National Guard breaks ground on readiness center at Luverne
New training facility should be completed by June 2023.
LUVERNE — Members of the Minnesota National Guard were joined by dignitaries to break ground Tuesday afternoon on a new National Guard Readiness Center in the Luverne Industrial Park.
The $17.5 million training and community center, funded by federal and state dollars and a generous donation by the K.A.H.R. Foundation, will be home to Luverne and Pipestone National Guard members in the 1st Battalion, 125th Field Artillery Regiment.
Luverne native Warren Herreid II, who established the K.A.H.R Foundation with his wife, Jeannine Rivet, spoke during the groundbreaking ceremony. He said the foundation’s contribution came about after he learned from now-retired Gen. Richard Nash that the National Guard planned to upgrade many of its readiness centers, and would construct one center for the combined Luverne and Pipestone unit. A building project was on the Guard’s schedule for construction in either 2030 or 2035.
“I said, ‘What if we donated some money? Would it speed up that process?’” Herreid shared. “He said he didn’t know — no one has ever done it before.”
Herreid told Nash a general amount of what they could fund, but made one condition — the readiness center would have to be built in Luverne.
“Sorry Pipestone people,” Herreid said, adding that Luverne and Pipestone “have been rivals for many, many years.”
The readiness center, at 46,293 square feet, will include an assembly hall, work bays, unit storage area, classrooms, fitness and learning center, and men’s and women’s latrines with showers.

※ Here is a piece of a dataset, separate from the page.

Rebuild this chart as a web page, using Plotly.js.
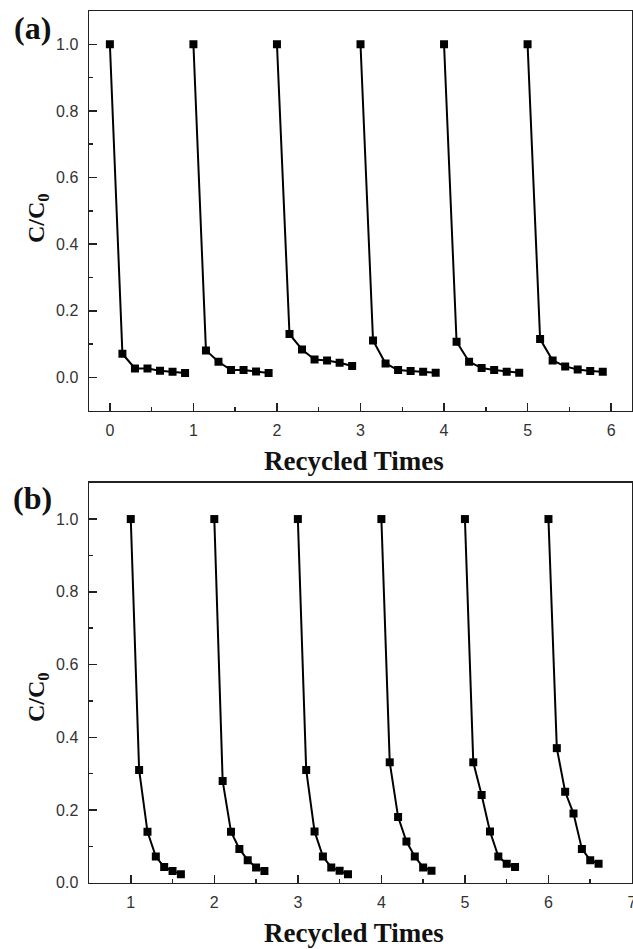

It will also include geothermal heating and cooling, with future potential to add a solar array. Mankato-based Brennan Construction was hired to build the facility, which will be located at the intersection of Koehn Avenue and Mayes Drive, west of Papik Motors. The facility is targeted for completion in June 2023.
The center will replace the existing Luverne Armory, which was built in 1922 on Freeman Avenue, between the downtown shopping district and the railroad.
While it isn’t known what will happen to the Armory building, retired Guardsman John Schiefelbein of Flandreau, South Dakota, said there is a lot of history within its walls.
“I came here in 1964 as a unit administrator,” said Schiefelbein, who retired from the National Guard in 1990 after 28 years of service. He told of how the armory came to be in Luverne.
“It happened in World War I — called the Great War back then,” he said. President Woodrow Wilson didn’t want any part of the war, Schiefelbein said, adding that the U.S. remained neutral. Then, in 1915, an American submarine containing 114 seamen was sunk.
“The Germans knew the sub was full of ammo bound for Europe,” Schiefelbein said.
Two years later, President Wilson became infuriated and declared war on Germany after hearing that if Mexico joined Germany in a war against the U.S., Mexico would be promised several southern U.S. states.
“Back then, New Ulm had a National Guard unit and Luverne did not,” Schiefelbein said. “New Ulm is full of what nationality? Germans. We can’t have Germans fighting Germans, so the National Guard decided to take away the unit designation in New Ulm and give it to whatever community was interested.
“Luverne wanted to have a National Guard unit,” Schiefelbein said. “On July 2, 1917, all the interested men met in the basement of the Manitou Hotel, and that’s where they joined the Luverne National Guard.”
The Rock County Fairgrounds exhibit halls and livestock barns housed the Guardsmen, and their mess hall was the old opera house downtown, Schiefelbein said, adding that they joined Company K in Worthington and went on for training at Camp Cody, New Mexico, before leaving for Europe and landing in France.
“They had been replacements for the 42nd, which had been badly mauled,” Schiefelbein said, noting that the 42nd Brigade Commander was Douglas McArthur.
The Luverne National Guard fought in many battles, he added.
Schiefelbein self-published a pamphlet with more details about the National Guard unit in Luverne, which he donated Tuesday for inclusion in the unit’s library.
Luverne Mayor Pat Baustian also spoke during the program, saying the community is indebted to the Herreids and the K.A.H.R. Foundation.
“Our National Guard has been called upon so many times,” Baustian said. “To have that local National Guard presence in your community goes a long ways.”
Sen. Bill Weber (R-Luverne) said he was also happy to see the National Guard retain a presence in the community.
“Whether talking about international or local use of the National Guard, certainly the National Guard is important to our communities,” Weber said. “We look forward to the new facility and a ribbon cutting ceremony some day down the road.”